> [OBJECTIVE] Retype these lines and no others: the line holding "Emit a LaTeX", the line holding "(d4) at (983,81)", and all lines between them. Pictures stay out.

> [DATASET]
────────

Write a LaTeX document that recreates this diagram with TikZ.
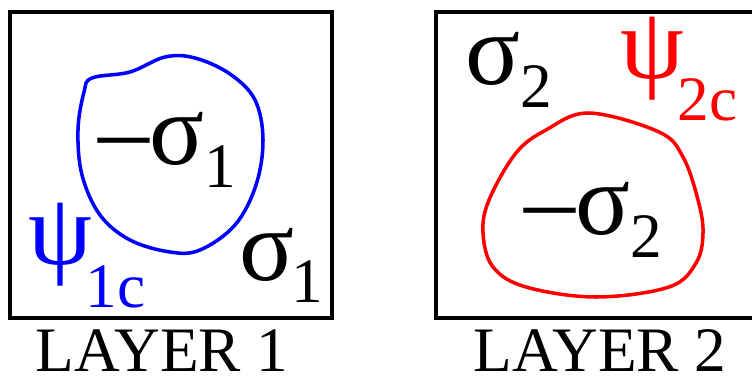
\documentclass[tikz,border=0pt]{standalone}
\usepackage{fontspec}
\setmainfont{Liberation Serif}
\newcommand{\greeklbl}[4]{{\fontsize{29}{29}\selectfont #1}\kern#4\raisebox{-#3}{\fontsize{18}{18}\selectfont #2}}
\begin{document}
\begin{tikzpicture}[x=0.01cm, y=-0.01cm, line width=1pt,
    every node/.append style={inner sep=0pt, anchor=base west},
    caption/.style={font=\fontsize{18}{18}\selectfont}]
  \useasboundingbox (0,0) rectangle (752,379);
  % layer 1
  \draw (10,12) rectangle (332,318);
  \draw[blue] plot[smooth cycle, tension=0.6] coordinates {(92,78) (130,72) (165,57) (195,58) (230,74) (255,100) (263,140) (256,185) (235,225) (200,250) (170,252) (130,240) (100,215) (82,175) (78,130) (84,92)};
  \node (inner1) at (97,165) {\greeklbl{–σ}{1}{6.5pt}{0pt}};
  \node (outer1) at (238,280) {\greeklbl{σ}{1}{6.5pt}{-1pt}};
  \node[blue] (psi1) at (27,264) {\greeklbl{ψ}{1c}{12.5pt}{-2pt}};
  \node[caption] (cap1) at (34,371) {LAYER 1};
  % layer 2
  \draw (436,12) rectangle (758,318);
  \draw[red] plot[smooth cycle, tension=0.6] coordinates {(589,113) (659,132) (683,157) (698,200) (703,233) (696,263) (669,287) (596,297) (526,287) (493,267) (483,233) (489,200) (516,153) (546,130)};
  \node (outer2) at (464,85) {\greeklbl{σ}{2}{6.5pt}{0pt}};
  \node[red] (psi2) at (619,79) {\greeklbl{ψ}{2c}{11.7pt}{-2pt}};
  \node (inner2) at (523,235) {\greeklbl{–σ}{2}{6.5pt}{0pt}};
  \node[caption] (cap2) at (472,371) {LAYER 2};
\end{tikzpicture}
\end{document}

────────

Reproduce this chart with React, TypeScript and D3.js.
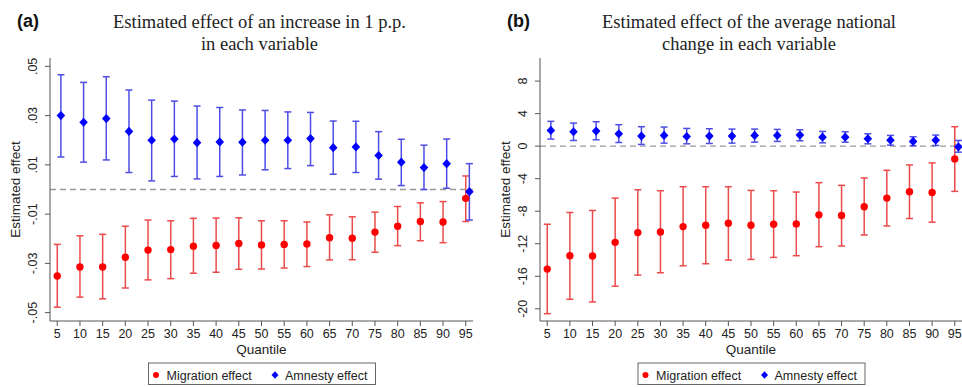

────────

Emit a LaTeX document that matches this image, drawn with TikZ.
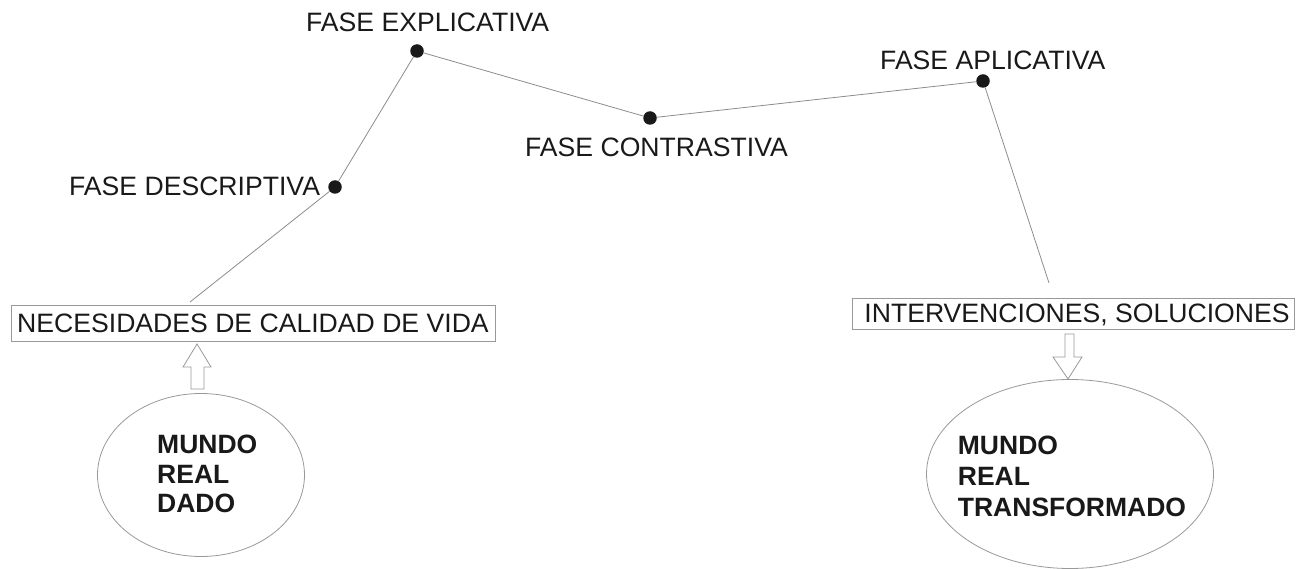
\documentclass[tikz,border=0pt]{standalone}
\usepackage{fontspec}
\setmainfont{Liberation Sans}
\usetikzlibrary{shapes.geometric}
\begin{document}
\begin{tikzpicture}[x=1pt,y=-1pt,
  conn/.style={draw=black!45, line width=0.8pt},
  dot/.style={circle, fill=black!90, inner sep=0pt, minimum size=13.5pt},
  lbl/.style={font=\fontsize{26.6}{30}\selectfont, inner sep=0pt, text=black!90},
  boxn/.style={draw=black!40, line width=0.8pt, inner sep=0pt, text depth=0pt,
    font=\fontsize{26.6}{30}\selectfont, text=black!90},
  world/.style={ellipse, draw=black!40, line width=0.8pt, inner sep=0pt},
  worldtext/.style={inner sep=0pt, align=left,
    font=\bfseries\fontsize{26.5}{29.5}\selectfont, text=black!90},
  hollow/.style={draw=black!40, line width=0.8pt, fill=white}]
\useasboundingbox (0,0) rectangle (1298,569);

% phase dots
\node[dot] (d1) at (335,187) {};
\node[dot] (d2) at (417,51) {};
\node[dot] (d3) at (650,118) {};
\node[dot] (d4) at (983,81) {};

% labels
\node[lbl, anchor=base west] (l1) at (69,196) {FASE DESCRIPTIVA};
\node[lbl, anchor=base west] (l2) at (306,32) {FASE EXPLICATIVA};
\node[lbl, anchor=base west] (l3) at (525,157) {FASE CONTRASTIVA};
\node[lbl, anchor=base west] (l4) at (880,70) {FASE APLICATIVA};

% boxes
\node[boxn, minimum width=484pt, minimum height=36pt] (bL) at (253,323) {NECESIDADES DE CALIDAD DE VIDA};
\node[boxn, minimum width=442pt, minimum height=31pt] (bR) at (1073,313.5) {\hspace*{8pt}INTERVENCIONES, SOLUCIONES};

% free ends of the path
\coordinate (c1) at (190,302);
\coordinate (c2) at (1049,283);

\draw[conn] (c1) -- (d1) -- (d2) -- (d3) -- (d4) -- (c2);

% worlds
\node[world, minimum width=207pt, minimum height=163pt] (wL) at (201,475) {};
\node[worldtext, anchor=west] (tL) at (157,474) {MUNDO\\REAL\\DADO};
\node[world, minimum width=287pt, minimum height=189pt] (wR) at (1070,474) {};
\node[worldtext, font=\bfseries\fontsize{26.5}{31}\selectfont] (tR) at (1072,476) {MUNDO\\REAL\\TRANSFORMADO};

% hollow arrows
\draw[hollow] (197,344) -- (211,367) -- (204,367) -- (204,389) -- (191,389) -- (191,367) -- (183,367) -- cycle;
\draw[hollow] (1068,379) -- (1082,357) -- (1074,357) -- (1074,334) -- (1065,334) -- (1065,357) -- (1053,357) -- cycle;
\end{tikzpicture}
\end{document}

────────

> [WORKED SOLUTION]
Emit a LaTeX document that matches this image, drawn with TikZ.
\documentclass[tikz,border=0pt]{standalone}
\usepackage{fontspec}
\setmainfont{Liberation Sans}
\usetikzlibrary{shapes.geometric}
\begin{document}
\begin{tikzpicture}[x=1pt,y=-1pt,
  conn/.style={draw=black!45, line width=0.8pt},
  dot/.style={circle, fill=black!90, inner sep=0pt, minimum size=13.5pt},
  lbl/.style={font=\fontsize{26.6}{30}\selectfont, inner sep=0pt, text=black!90},
  boxn/.style={draw=black!40, line width=0.8pt, inner sep=0pt, text depth=0pt,
    font=\fontsize{26.6}{30}\selectfont, text=black!90},
  world/.style={ellipse, draw=black!40, line width=0.8pt, inner sep=0pt},
  worldtext/.style={inner sep=0pt, align=left,
    font=\bfseries\fontsize{26.5}{29.5}\selectfont, text=black!90},
  hollow/.style={draw=black!40, line width=0.8pt, fill=white}]
\useasboundingbox (0,0) rectangle (1298,569);

% phase dots
\node[dot] (d1) at (335,187) {};
\node[dot] (d2) at (417,51) {};
\node[dot] (d3) at (650,118) {};
\node[dot] (d4) at (983,81) {};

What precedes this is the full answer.